▶ [What to work on]:
Write out every line of the material as it stands, apart from the pictures.

════════════════

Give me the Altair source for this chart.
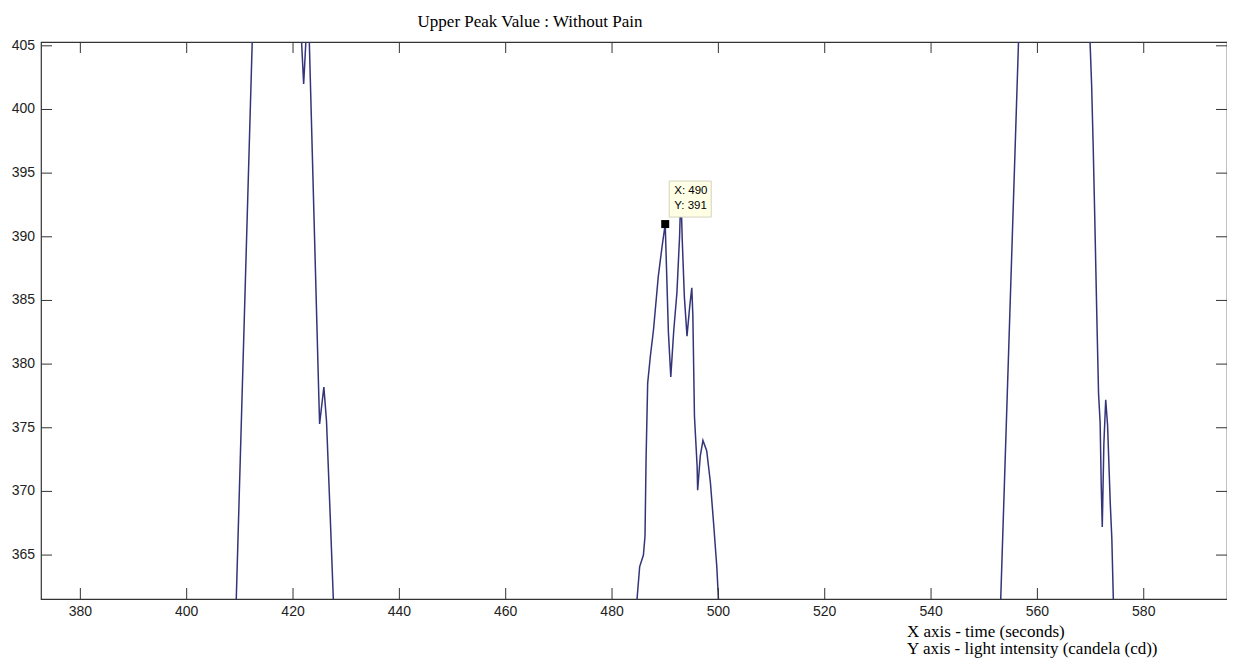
import altair as alt
import pandas as pd

# ---- data ----
time_s = [
    409.0, 412.6, 421.5, 422.0, 422.5, 423.0, 424.85, 425.0, 425.8, 426.3, 427.0, 427.9,
    484.2, 485.2, 485.9, 486.2, 486.4, 486.7, 487.2, 487.8, 488.7, 489.4, 490.0, 490.6,
    491.05, 491.6, 492.2, 492.7, 492.95, 493.2, 493.6, 494.1, 494.6, 495.0, 495.2, 495.5,
    496.0, 496.1, 496.6, 497.1, 497.8, 498.5, 499.1, 499.7, 500.2,
    553.0, 556.6, 569.8, 570.2, 570.5, 570.8, 571.2, 571.5, 571.8, 572.0, 572.2, 572.5,
    572.85, 573.2, 573.7, 574.0, 574.4,
]
intensity_cd = [
    356.8, 409.3, 406.2, 402.0, 406.0, 406.3, 377.5, 375.3, 378.2, 375.5, 368.0, 358.0,
    359.0, 364.1, 365.0, 366.5, 372.5, 378.5, 380.6, 382.7, 386.9, 389.2, 391.0, 382.5,
    379.0, 382.6, 385.6, 390.0, 393.5, 389.8, 385.3, 382.2, 384.5, 386.0, 383.8, 375.9,
    372.0, 370.1, 372.8, 374.0, 373.2, 370.7, 367.5, 364.1, 360.0,
    360.2, 407.3, 406.5, 401.9, 397.0, 391.3, 383.3, 377.7, 375.4, 370.6, 367.2, 373.7,
    377.2, 375.2, 369.1, 366.3, 359.5,
]
x_ticks = [380, 400, 420, 440, 460, 480, 500, 520, 540, 560, 580]
y_ticks = [365, 370, 375, 380, 385, 390, 395, 400, 405]
datatip_x = [490]
datatip_y = [391]
title_text = "Upper Peak Value : Without Pain"
caption_lines = ["X axis - time (seconds)", "Y axis - light intensity (candela (cd))"]

X_DOMAIN = [372.6, 595.66]
Y_DOMAIN = [361.55, 405.3]
W, H = 1186, 557
TICK = 11
LINE_COLOR = "#34347a"
AXIS_COLOR = "#333333"
LABEL_COLOR = "#222222"

xs = alt.Scale(domain=X_DOMAIN, nice=False, zero=False)
ys = alt.Scale(domain=Y_DOMAIN, nice=False, zero=False)

df = pd.DataFrame({"t": time_s, "v": intensity_cd})

line = alt.Chart(df).mark_line(clip=True, color=LINE_COLOR, strokeWidth=1.5).encode(
    x=alt.X("t:Q", scale=xs, axis=None),
    y=alt.Y("v:Q", scale=ys, axis=None),
)

xt = pd.DataFrame({"t": x_ticks})
yt = pd.DataFrame({"v": y_ticks})

xtick_bottom = alt.Chart(xt).mark_rule(color=AXIS_COLOR, strokeWidth=1).encode(
    x=alt.X("t:Q", scale=xs, axis=None), y=alt.value(H), y2=alt.value(H - TICK))
xtick_top = alt.Chart(xt).mark_rule(color=AXIS_COLOR, strokeWidth=1).encode(
    x=alt.X("t:Q", scale=xs, axis=None), y=alt.value(0), y2=alt.value(TICK))
ytick_left = alt.Chart(yt).mark_rule(color=AXIS_COLOR, strokeWidth=1).encode(
    y=alt.Y("v:Q", scale=ys, axis=None), x=alt.value(0), x2=alt.value(TICK))
ytick_right = alt.Chart(yt).mark_rule(color=AXIS_COLOR, strokeWidth=1).encode(
    y=alt.Y("v:Q", scale=ys, axis=None), x=alt.value(W - TICK), x2=alt.value(W))

xlab = alt.Chart(xt).mark_text(
    align="center", baseline="middle", font="Liberation Sans", fontSize=14, color=LABEL_COLOR
).encode(x=alt.X("t:Q", scale=xs, axis=None), y=alt.value(H + 13), text=alt.Text("t:Q", format="d"))
ylab = alt.Chart(yt).mark_text(
    align="right", baseline="middle", font="Liberation Sans", fontSize=14, color=LABEL_COLOR
).encode(y=alt.Y("v:Q", scale=ys, axis=None), x=alt.value(-6), text=alt.Text("v:Q", format="d"))

tip = pd.DataFrame({"x": datatip_x, "y": datatip_y})
tip_base = alt.Chart(tip).transform_calculate(
    lx="'X: ' + datum.x", ly="'Y: ' + datum.y")

marker = tip_base.mark_square(color="black", size=64, opacity=1).encode(
    x=alt.X("x:Q", scale=xs, axis=None), y=alt.Y("y:Q", scale=ys, axis=None))
tip_box = tip_base.mark_rect(fill="#ffffe6", stroke="#d4d2bc", strokeWidth=1,
                             xOffset=4, x2Offset=46, yOffset=-43, y2Offset=-7).encode(
    x=alt.X("x:Q", scale=xs, axis=None), x2="x:Q",
    y=alt.Y("y:Q", scale=ys, axis=None), y2="y:Q")
tip_tx = tip_base.mark_text(align="left", baseline="middle", dx=9, dy=-33,
                            font="Liberation Sans", fontSize=11.5, color="black").encode(
    x=alt.X("x:Q", scale=xs, axis=None), y=alt.Y("y:Q", scale=ys, axis=None), text="lx:N")
tip_ty = tip_base.mark_text(align="left", baseline="middle", dx=9, dy=-18,
                            font="Liberation Sans", fontSize=11.5, color="black").encode(
    x=alt.X("x:Q", scale=xs, axis=None), y=alt.Y("y:Q", scale=ys, axis=None), text="ly:N")

title = alt.Chart(pd.DataFrame({"s": [title_text]})).mark_text(
    align="center", baseline="middle", font="Liberation Serif", fontSize=17, color="black"
).encode(text="s:N", x=alt.value(489), y=alt.value(-20))

cap1 = alt.Chart(pd.DataFrame({"s": [caption_lines[0]]})).mark_text(
    align="left", baseline="middle", font="Liberation Serif", fontSize=17, color="black"
).encode(text="s:N", x=alt.value(866), y=alt.value(590))
cap2 = alt.Chart(pd.DataFrame({"s": [caption_lines[1]]})).mark_text(
    align="left", baseline="middle", font="Liberation Serif", fontSize=17, color="black"
).encode(text="s:N", x=alt.value(866), y=alt.value(607))

chart = alt.layer(
    line, xtick_bottom, xtick_top, ytick_left, ytick_right, xlab, ylab,
    marker, tip_box, tip_tx, tip_ty, title, cap1, cap2,
).properties(
    width=W, height=H,
    autosize=alt.AutoSizeParams(type="none"),
    padding={"left": 33, "top": 34, "right": 0, "bottom": 62},
    background="white",
).configure_view(stroke=AXIS_COLOR, strokeWidth=1.2)

chart.save("out.html", embed_options={"renderer": "svg", "actions": False})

════════════════

▶ [Exercise output]:
Give me the Altair source for this chart.
import altair as alt
import pandas as pd

# ---- data ----
time_s = [
    409.0, 412.6, 421.5, 422.0, 422.5, 423.0, 424.85, 425.0, 425.8, 426.3, 427.0, 427.9,
    484.2, 485.2, 485.9, 486.2, 486.4, 486.7, 487.2, 487.8, 488.7, 489.4, 490.0, 490.6,
    491.05, 491.6, 492.2, 492.7, 492.95, 493.2, 493.6, 494.1, 494.6, 495.0, 495.2, 495.5,
    496.0, 496.1, 496.6, 497.1, 497.8, 498.5, 499.1, 499.7, 500.2,
    553.0, 556.6, 569.8, 570.2, 570.5, 570.8, 571.2, 571.5, 571.8, 572.0, 572.2, 572.5,
    572.85, 573.2, 573.7, 574.0, 574.4,
]
intensity_cd = [
    356.8, 409.3, 406.2, 402.0, 406.0, 406.3, 377.5, 375.3, 378.2, 375.5, 368.0, 358.0,
    359.0, 364.1, 365.0, 366.5, 372.5, 378.5, 380.6, 382.7, 386.9, 389.2, 391.0, 382.5,
    379.0, 382.6, 385.6, 390.0, 393.5, 389.8, 385.3, 382.2, 384.5, 386.0, 383.8, 375.9,
    372.0, 370.1, 372.8, 374.0, 373.2, 370.7, 367.5, 364.1, 360.0,
    360.2, 407.3, 406.5, 401.9, 397.0, 391.3, 383.3, 377.7, 375.4, 370.6, 367.2, 373.7,
    377.2, 375.2, 369.1, 366.3, 359.5,
]
x_ticks = [380, 400, 420, 440, 460, 480, 500, 520, 540, 560, 580]
y_ticks = [365, 370, 375, 380, 385, 390, 395, 400, 405]
datatip_x = [490]
datatip_y = [391]
title_text = "Upper Peak Value : Without Pain"
caption_lines = ["X axis - time (seconds)", "Y axis - light intensity (candela (cd))"]

X_DOMAIN = [372.6, 595.66]
Y_DOMAIN = [361.55, 405.3]
W, H = 1186, 557
TICK = 11
LINE_COLOR = "#34347a"
AXIS_COLOR = "#333333"
LABEL_COLOR = "#222222"

xs = alt.Scale(domain=X_DOMAIN, nice=False, zero=False)
ys = alt.Scale(domain=Y_DOMAIN, nice=False, zero=False)

df = pd.DataFrame({"t": time_s, "v": intensity_cd})

line = alt.Chart(df).mark_line(clip=True, color=LINE_COLOR, strokeWidth=1.5).encode(
    x=alt.X("t:Q", scale=xs, axis=None),
    y=alt.Y("v:Q", scale=ys, axis=None),
)

xt = pd.DataFrame({"t": x_ticks})
yt = pd.DataFrame({"v": y_ticks})

xtick_bottom = alt.Chart(xt).mark_rule(color=AXIS_COLOR, strokeWidth=1).encode(
    x=alt.X("t:Q", scale=xs, axis=None), y=alt.value(H), y2=alt.value(H - TICK))
xtick_top = alt.Chart(xt).mark_rule(color=AXIS_COLOR, strokeWidth=1).encode(
    x=alt.X("t:Q", scale=xs, axis=None), y=alt.value(0), y2=alt.value(TICK))
ytick_left = alt.Chart(yt).mark_rule(color=AXIS_COLOR, strokeWidth=1).encode(
    y=alt.Y("v:Q", scale=ys, axis=None), x=alt.value(0), x2=alt.value(TICK))
ytick_right = alt.Chart(yt).mark_rule(color=AXIS_COLOR, strokeWidth=1).encode(
    y=alt.Y("v:Q", scale=ys, axis=None), x=alt.value(W - TICK), x2=alt.value(W))

xlab = alt.Chart(xt).mark_text(
    align="center", baseline="middle", font="Liberation Sans", fontSize=14, color=LABEL_COLOR
).encode(x=alt.X("t:Q", scale=xs, axis=None), y=alt.value(H + 13), text=alt.Text("t:Q", format="d"))
ylab = alt.Chart(yt).mark_text(
    align="right", baseline="middle", font="Liberation Sans", fontSize=14, color=LABEL_COLOR
).encode(y=alt.Y("v:Q", scale=ys, axis=None), x=alt.value(-6), text=alt.Text("v:Q", format="d"))

tip = pd.DataFrame({"x": datatip_x, "y": datatip_y})
tip_base = alt.Chart(tip).transform_calculate(
    lx="'X: ' + datum.x", ly="'Y: ' + datum.y")

marker = tip_base.mark_square(color="black", size=64, opacity=1).encode(
    x=alt.X("x:Q", scale=xs, axis=None), y=alt.Y("y:Q", scale=ys, axis=None))
tip_box = tip_base.mark_rect(fill="#ffffe6", stroke="#d4d2bc", strokeWidth=1,
                             xOffset=4, x2Offset=46, yOffset=-43, y2Offset=-7).encode(
    x=alt.X("x:Q", scale=xs, axis=None), x2="x:Q",
    y=alt.Y("y:Q", scale=ys, axis=None), y2="y:Q")
tip_tx = tip_base.mark_text(align="left", baseline="middle", dx=9, dy=-33,
                            font="Liberation Sans", fontSize=11.5, color="black").encode(
    x=alt.X("x:Q", scale=xs, axis=None), y=alt.Y("y:Q", scale=ys, axis=None), text="lx:N")
tip_ty = tip_base.mark_text(align="left", baseline="middle", dx=9, dy=-18,
                            font="Liberation Sans", fontSize=11.5, color="black").encode(
    x=alt.X("x:Q", scale=xs, axis=None), y=alt.Y("y:Q", scale=ys, axis=None), text="ly:N")

title = alt.Chart(pd.DataFrame({"s": [title_text]})).mark_text(
    align="center", baseline="middle", font="Liberation Serif", fontSize=17, color="black"
).encode(text="s:N", x=alt.value(489), y=alt.value(-20))

cap1 = alt.Chart(pd.DataFrame({"s": [caption_lines[0]]})).mark_text(
    align="left", baseline="middle", font="Liberation Serif", fontSize=17, color="black"
).encode(text="s:N", x=alt.value(866), y=alt.value(590))
cap2 = alt.Chart(pd.DataFrame({"s": [caption_lines[1]]})).mark_text(
    align="left", baseline="middle", font="Liberation Serif", fontSize=17, color="black"
).encode(text="s:N", x=alt.value(866), y=alt.value(607))

chart = alt.layer(
    line, xtick_bottom, xtick_top, ytick_left, ytick_right, xlab, ylab,
    marker, tip_box, tip_tx, tip_ty, title, cap1, cap2,
).properties(
    width=W, height=H,
    autosize=alt.AutoSizeParams(type="none"),
    padding={"left": 33, "top": 34, "right": 0, "bottom": 62},
    background="white",
).configure_view(stroke=AXIS_COLOR, strokeWidth=1.2)

chart.save("out.html", embed_options={"renderer": "svg", "actions": False})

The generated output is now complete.